While Houser is basically self-taught, he also works with a wine consultant.

He says there are really two things you must have to get started in winemaking: a good nose and a good palate.

“Otherwise, you can be a damn genius and still be a poor winemaker,” he said.

Houser likes sharing what he knows about wine. The story of the Black Spanish grape can be found on the back of the label of Dry Comal Creek’s Black Spanish Wine. Houser also shares his knowledge at Winery U, classes at Dry Comal Creek designed to educate participants about wine. As the Dry Comal Creek Web site states, Winery U offers “a series of decidedly non-pretentious classes designed to wring the snobbishness out of wine.”

David King, certified wine specialist and author, shares Houser’s enthusiasm for wine and teaches some of the classes.

Recently the winery offered “Your Nose Knows: An Introduction to Tasting Wines” and King told participants that he began reading everything he could about wine after a trip to Italy.

Students John Dorost and Megan Junice said they found out about the class on the Internet.

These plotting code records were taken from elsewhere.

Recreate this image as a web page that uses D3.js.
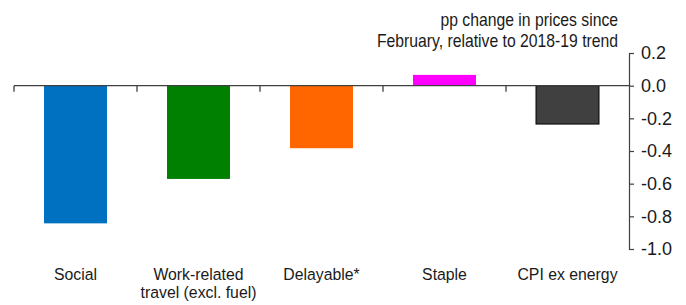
<!DOCTYPE html>
<html>
<head>
<meta charset="utf-8">
<script src="https://cdn.jsdelivr.net/npm/d3@7"></script>
<style>
  body { margin: 0; background: #fff; }
  text { font-family: "Liberation Sans", Arial, sans-serif; fill: #1a1a1a; }
</style>
</head>
<body>
<svg id="canvas"></svg>
<script>
// categories and values (pp change vs 2018-19 trend)
const categories = ['Social', 'Work-related travel (excl. fuel)', 'Delayable*', 'Staple', 'CPI ex energy'];
const labelLines = [['Social'], ['Work-related', 'travel (excl. fuel)'], ['Delayable*'], ['Staple'], ['CPI ex energy']];
const values = [-0.843, -0.571, -0.383, 0.066, -0.235];
const colors = ['#0070c0', '#008000', '#ff6600', '#ff00ff', '#404040'];
const yTicks = [0.2, 0.0, -0.2, -0.4, -0.6, -0.8, -1.0];
const titleLines = ['pp change in prices since', 'February, relative to 2018-19 trend'];

const w = 686;
const h = 305;
const plotLeft = 14, plotRight = 629;
const plotTop = 53, plotBottom = 249;

const svg = d3.select('#canvas').attr('width', w).attr('height', h);

const pad = 0.488;
const x = d3.scaleBand()
  .domain(categories)
  .range([plotLeft, plotRight])
  .paddingInner(pad)
  .paddingOuter(pad / 2);

const y = d3.scaleLinear().domain([0.2, -1.0]).range([plotTop, plotBottom]);

// bars
svg.selectAll('rect.bar')
  .data(values)
  .enter()
  .append('rect')
  .attr('class', 'bar')
  .attr('x', (d, i) => x(categories[i]))
  .attr('width', x.bandwidth())
  .attr('y', d => y(Math.max(0, d)))
  .attr('height', d => Math.abs(y(d) - y(0)))
  .style('fill', (d, i) => colors[i])
  .style('stroke', (d, i) => i === 4 ? '#000' : 'none')
  .style('stroke-width', 1);

// zero line with category boundary ticks
const step = x.step();
const zero = svg.append('g');
zero.append('line')
  .attr('x1', plotLeft).attr('x2', plotRight)
  .attr('y1', y(0)).attr('y2', y(0))
  .style('stroke', '#404040').style('stroke-width', 1.3);
zero.selectAll('line.tk')
  .data(categories)
  .enter()
  .append('line')
  .attr('class', 'tk')
  .attr('x1', d => x(d) - step * pad / 2)
  .attr('x2', d => x(d) - step * pad / 2)
  .attr('y1', y(0)).attr('y2', y(0) + 6)
  .style('stroke', '#404040').style('stroke-width', 1.3);

// right axis
const yAxis = d3.axisRight(y).tickValues(yTicks).tickFormat(d3.format('.1f')).tickSize(5).tickPadding(7);
const ga = svg.append('g').attr('transform', 'translate(' + plotRight + ',0)').call(yAxis);
ga.selectAll('path, line').style('stroke', '#404040').style('stroke-width', 1.2);
ga.selectAll('text').style('font-size', '18px').style('font-family', '"Liberation Sans", Arial, sans-serif').style('fill', '#1a1a1a');
ga.selectAll('text').text(d => d3.format('.1f')(d).replace('−', '-'));

// category labels (text is a bit condensed in the original)
const lab = svg.append('g');
labelLines.forEach((lines, i) => {
  const cx = x(categories[i]) + x.bandwidth() / 2;
  const t = lab.append('text')
    .attr('transform', 'translate(' + cx + ',280) scale(0.93,1)')
    .attr('text-anchor', 'middle')
    .style('font-size', '17px');
  lines.forEach((l, j) => {
    t.append('tspan')
      .attr('x', 0)
      .attr('dy', j === 0 ? 0 : 18)
      .text(l);
  });
});

// title
svg.append('text')
  .attr('transform', 'translate(618,26) scale(0.9,1)')
  .attr('text-anchor', 'end')
  .style('font-size', '17.5px')
  .selectAll('tspan')
  .data(titleLines)
  .enter()
  .append('tspan')
  .attr('x', 0)
  .attr('dy', (d, i) => i === 0 ? 0 : 20.7)
  .text(d => d);
</script>
</body>
</html>
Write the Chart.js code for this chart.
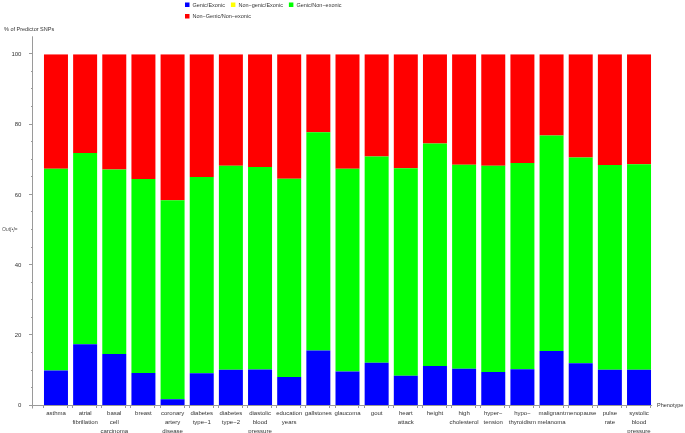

“I’ve been to one class before, and it was a lot of fun,” said Dorost, who lives at Fort Hood. “I was also interested in going on the tour and learning how wine is made.”

John and Debbie Manchaca from were hoping to learn more about selecting wines.

“There are so many different wines,” John Manchaca said. “And we go on a lot of cruises. So many times, we depend on the maitre d’ to select our wine. We would like to do our own selecting.”

And like Houser, King can provide all the interesting facts about wine — without the snobbery.

“The thinner the rim of the glass, the better it is to taste sweet German wines with,” he tells the class.

He also tells the class they can train their noses to develop a keener sense of smell.

“Stop and appreciate the wine,” he says.

So, what do you do if are going to dinner tomorrow or serving dinner and you haven’t taken that class yet? King says there’s a simple rule to follow: usually, the suggestions include pairing lighter wines with lighter fare and red wines with heartier foods.

But in the end, King says, “Drink what you like.”